L’Unité de Lutte Contre la Corruption (ULCC) a transmis, le 8 décembre 2025, un rapport accablant au système judiciaire haïtien concernant l’ancien Président Michel Joseph Martelly et son épouse, Sophia Saint-Rémy Martelly. Selon ce document, les deux anciens occupants du Palais National seraient impliqués dans une fausse déclaration de patrimoine caractérisée par des omissions, des irrégularités et l’incapacité à justifier l’origine de certains fonds. L’ULCC recommande l’ouverture d’une action pénale pour faux et usage de faux, mettant en cause la transparence et la sincérité des déclarations faites au sommet de l’État.
Le rapport relève d’importants écarts entre le patrimoine déclaré par Michel Martelly et les constatations de la Commission. En conséquence, l’organisme anticorruption recommande au système judiciaire d’engager une action publique contre l’ancien chef d’État pour fausse déclaration de patrimoine.

L’ULCC note également que les déclarations de patrimoine, tant à l’entrée (2011) qu’à la sortie (2018), étaient tardives et entachées d’irrégularités.
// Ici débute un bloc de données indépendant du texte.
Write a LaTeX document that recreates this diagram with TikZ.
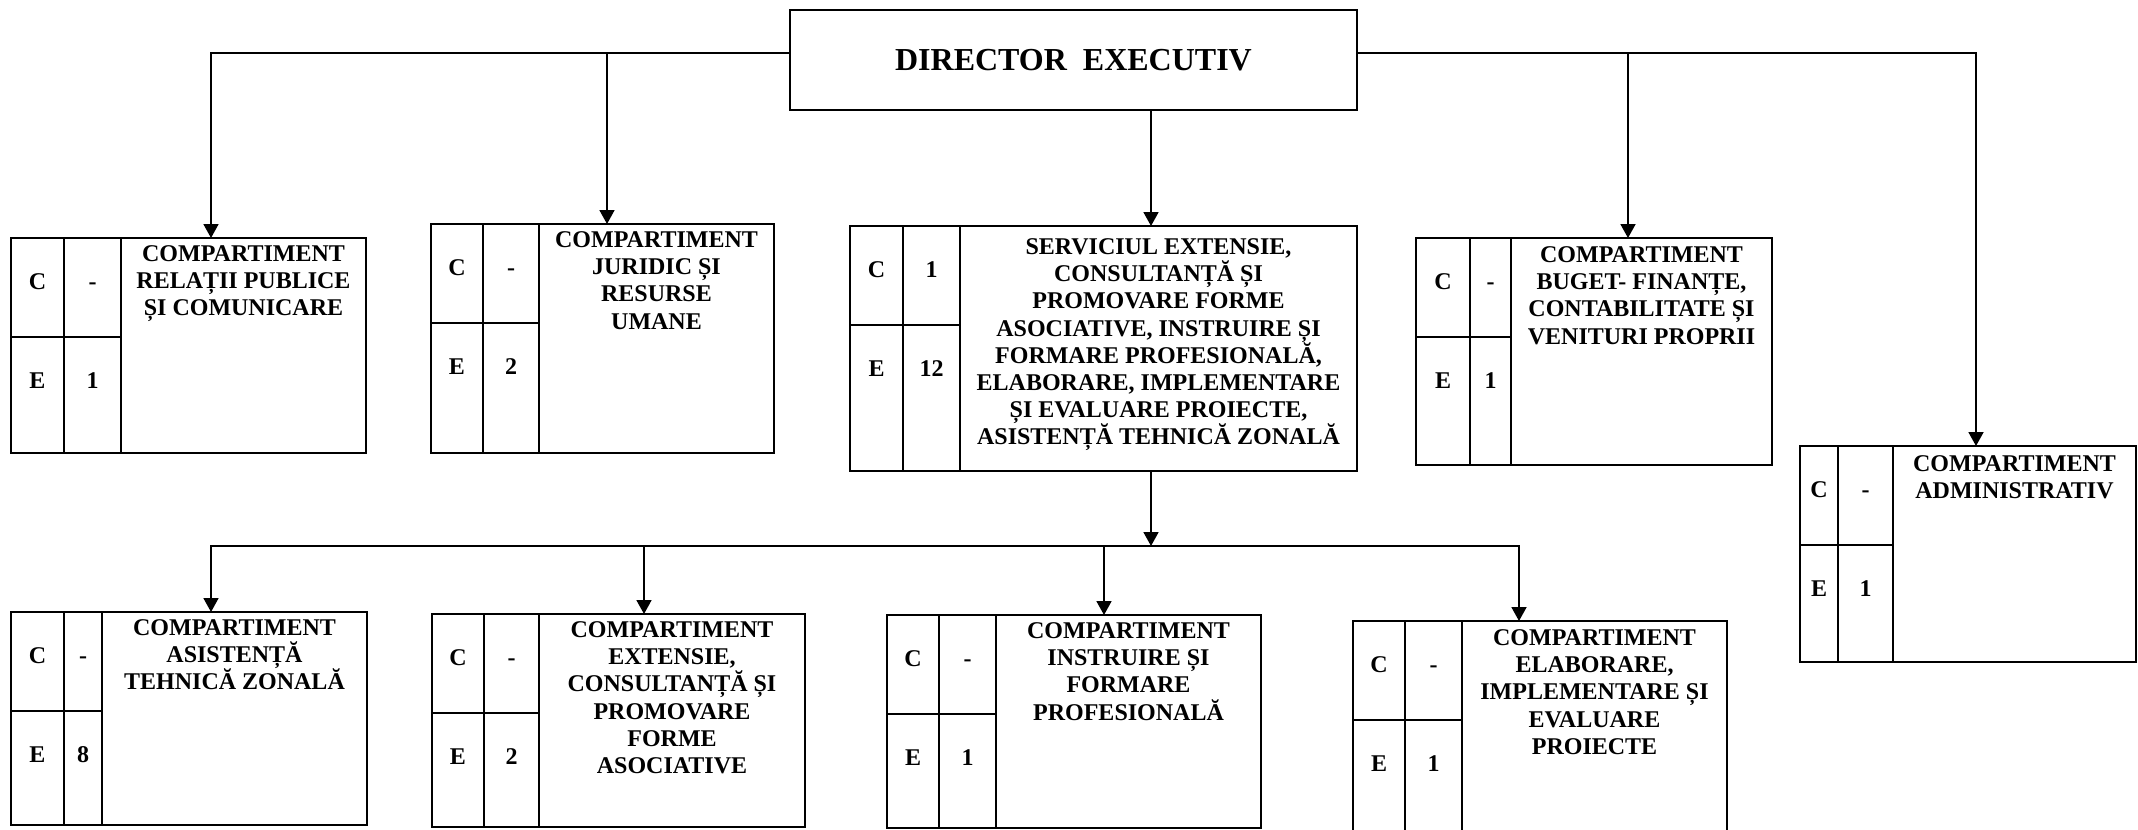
\documentclass[tikz,border=0pt]{standalone}
\usepackage{fontspec}
\setmainfont{Liberation Serif}
\usetikzlibrary{arrows.meta}
\tikzset{
  cline/.style={draw, line width=1pt},
  boxframe/.style={draw, line width=1pt, inner sep=0pt, outer sep=0pt, anchor=north west},
  conn/.style={line width=0.9pt},
  arr/.style={conn, -{Triangle[length=7pt,width=7.5pt]}},
  cell/.style={font=\bfseries\fontsize{12}{13.6}\selectfont, inner sep=0pt, anchor=base},
  title/.style={font=\bfseries\fontsize{12}{13.6}\selectfont, align=center, inner sep=0pt, anchor=north},
  dirbox/.style={draw, line width=1pt, inner sep=0pt, outer sep=0pt, anchor=north west,
    font=\bfseries\fontsize{16}{19}\selectfont}
}
% name, left, top, right, bottom, col1, col2, C value, E value
\newcommand\orgbox[9]{%
  \node[boxframe, minimum width={(#4-#2)*0.5pt}, minimum height={(#5-#3)*0.5pt}] (#1) at (#2,#3) {};
  \draw[cline] (#6,#3) -- (#6,#5);
  \draw[cline] (#7,#3) -- (#7,#5);
  \draw[cline] (#2,#3+99) -- (#7,#3+99);
  \node[cell] (#1Cl) at ({(#2+#6)/2},#3+51) {C};
  \node[cell] (#1Cv) at ({(#6+#7)/2},#3+51) {#8};
  \node[cell] (#1El) at ({(#2+#6)/2},#3+150) {E};
  \node[cell] (#1Ev) at ({(#6+#7)/2},#3+150) {#9};
}
\newcommand\ttl{\rule{0pt}{10pt}}
\begin{document}
\begin{tikzpicture}[x=0.5pt,y=-0.5pt]
\fill[white] (0,0) rectangle (2138,830);
\useasboundingbox (0,0) rectangle (2138,830);

% director
\node[dirbox, minimum width=283.5pt, minimum height=50pt] (dir) at (790,10) {DIRECTOR~~EXECUTIV};

% boxes
\orgbox{b1}{11}{238}{366}{453}{64}{121}{-}{1}
\orgbox{b2}{431}{224}{774}{453}{483}{539}{-}{2}
\orgbox{b3}{850}{226}{1357}{471}{903}{960}{1}{12}
\orgbox{b4}{1416}{238}{1772}{465}{1470}{1511}{-}{1}
\orgbox{b5}{1800}{446}{2136}{662}{1838}{1893}{-}{1}
\orgbox{b6}{11}{612}{367}{825}{64}{102}{-}{8}
\orgbox{b7}{432}{614}{805}{827}{484}{539}{-}{2}
\orgbox{b8}{887}{615}{1261}{828}{939}{996}{-}{1}
\orgbox{b9}{1353}{621}{1727}{836}{1405}{1462}{-}{1}

% titles
\node[title] (b1t) at (243.5,241) {\ttl COMPARTIMENT\\RELAȚII PUBLICE\\ȘI COMUNICARE};
\node[title] (b2t) at (656.5,227) {\ttl COMPARTIMENT\\JURIDIC ȘI\\RESURSE\\UMANE};
\node[title] (b3t) at (1158.5,234) {\ttl SERVICIUL EXTENSIE,\\CONSULTANȚĂ ȘI\\PROMOVARE FORME\\ASOCIATIVE, INSTRUIRE ȘI\\FORMARE PROFESIONALĂ,\\ELABORARE, IMPLEMENTARE\\ȘI EVALUARE PROIECTE,\\ASISTENȚĂ TEHNICĂ ZONALĂ};
\node[title] (b4t) at (1641.5,242) {\ttl COMPARTIMENT\\BUGET- FINANȚE,\\CONTABILITATE ȘI\\VENITURI PROPRII};
\node[title] (b5t) at (2014.5,451) {\ttl COMPARTIMENT\\ADMINISTRATIV};
\node[title] (b6t) at (234.5,615) {\ttl COMPARTIMENT\\ASISTENȚĂ\\TEHNICĂ ZONALĂ};
\node[title] (b7t) at (672,617) {\ttl COMPARTIMENT\\EXTENSIE,\\CONSULTANȚĂ ȘI\\PROMOVARE\\FORME\\ASOCIATIVE};
\node[title] (b8t) at (1128.5,618) {\ttl COMPARTIMENT\\INSTRUIRE ȘI\\FORMARE\\PROFESIONALĂ};
\node[title] (b9t) at (1594.5,625) {\ttl COMPARTIMENT\\ELABORARE,\\IMPLEMENTARE ȘI\\EVALUARE\\PROIECTE};

% connectors
\coordinate (bus1) at (0,53);
\coordinate (bus2) at (0,546);
\draw[arr] (dir.west |- bus1) -| (211,0 |- b1.north);
\draw[arr] (607,0 |- bus1) -- (607,0 |- b2.north);
\draw[arr] (dir.east |- bus1) -| (1976,0 |- b5.north);
\draw[arr] (1628,0 |- bus1) -- (1628,0 |- b4.north);
\draw[arr] (1151,0 |- dir.south) -- (1151,0 |- b3.north);
\draw[arr] (1151,0 |- b3.south) -- (1151,0 |- bus2);
\draw[arr] (1151,0 |- bus2) -| (211,0 |- b6.north);
\draw[arr] (1151,0 |- bus2) -| (1519,0 |- b9.north);
\draw[arr] (644,0 |- bus2) -- (644,0 |- b7.north);
\draw[arr] (1104,0 |- bus2) -- (1104,0 |- b8.north);
\end{tikzpicture}
\end{document}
La déclaration de sortie a été déposée près de deux (2) ans après la fin du mandat, en violation de la loi. Ces omissions et incohérences sont interprétées par la Commission comme une « volonté réelle de fournir de fausses informations » concernant l’état du patrimoine.
Par ailleurs, l’enquête révèle l’existence d’un patrimoine bancaire très sous-évalué. Douze (12) comptes bancaires institutionnels actifs, dont certains directement liés à la campagne électorale et à la Fondation Rose et Blanc, n’apparaissaient pas dans la déclaration d’entrée en fonction. À la sortie, les relevés bancaires indiquent dix-sept (17) comptes actifs et trois (3) cartes de crédit au nom du couple ou d’entités qu’ils contrôlent, contre seulement six (6) comptes officiellement déclarés.
De plus, l’ULCC soulève de sérieuses interrogations concernant l’origine et la justification des fonds. Les revenus privés déclarés par M. Martelly atteignaient US$ 370,400.00 à la sortie, soit une augmentation de plus de 270 % par rapport à l’entrée en fonction. Or, selon la Commission, aucun document justificatif ne vient attester la poursuite d’activités artistiques ou de conférences durant le mandat présidentiel.
Concernant Sophia Saint-Rémy Martelly, le rapport relève l’omission totale d’un montant de HTG 10,763,588.64 provenant de fonds publics. Alors qu’elle occupait la fonction rémunérée de Conseillère du Président de la République, le revenu familial consolidé lui attribuait également US$ 348,000.00, laissant un écart de US$ 288,000.00 sans explication.
Sur le plan immobilier, l’enquête met en lumière des incohérences significatives. La propriété située à la rue Villate (Pétion-Ville), déclarée à l’entrée en fonction, disparaît de la déclaration de sortie de 2018 sans justification de vente ou de transfert. Parallèlement, de nouveaux biens apparaissent dans la déclaration de sortie sans financement déclaré, notamment une maison acquise à Bois-Neuf (Saint-Marc) en 2012 pour US$ 180,000.00. L’absence de justification sur la source de financement mène à une qualification de « suspicion d’enrichissement illicite ». La Commission relève aussi l’omission, dès la déclaration d’entrée, de plusieurs biens acquis avant la présidence, tels qu’un appartement à Puits-Blain.
Par ailleurs, l’ULCC signale la non-déclaration de plusieurs entités actives ou en sommeil liées au couple Martelly, tant à l’entrée qu’à la sortie de fonction. Le lien entre ces entités (dont GLOBAL VOICE GROUP S.A. et TRANSCOMEAU S.A.) et les fonctions publiques élevées occupées par le couple font apparaître, selon la Commission, des « risques évidents de conflits d’intérêts, de trafic d’influence et d’abus de fonction ».
Au terme de l’enquête, les irrégularités constatées sapent « l’exactitude, la complétude et la sincérité des informations soumises ». Le rapport rappelle que l’ULCC est habilitée à poursuivre toute personne qui « aura fait sciemment une déclaration incomplète, inexacte ou fausse, ou formulé de fausses observations dûment constatées », conformément à l’article 17 de la Loi du 12 février 2008 sur la déclaration de patrimoine. Cette disposition justifie, selon l’organisme, la recommandation de poursuites pénales contre l’ancien chef d’État.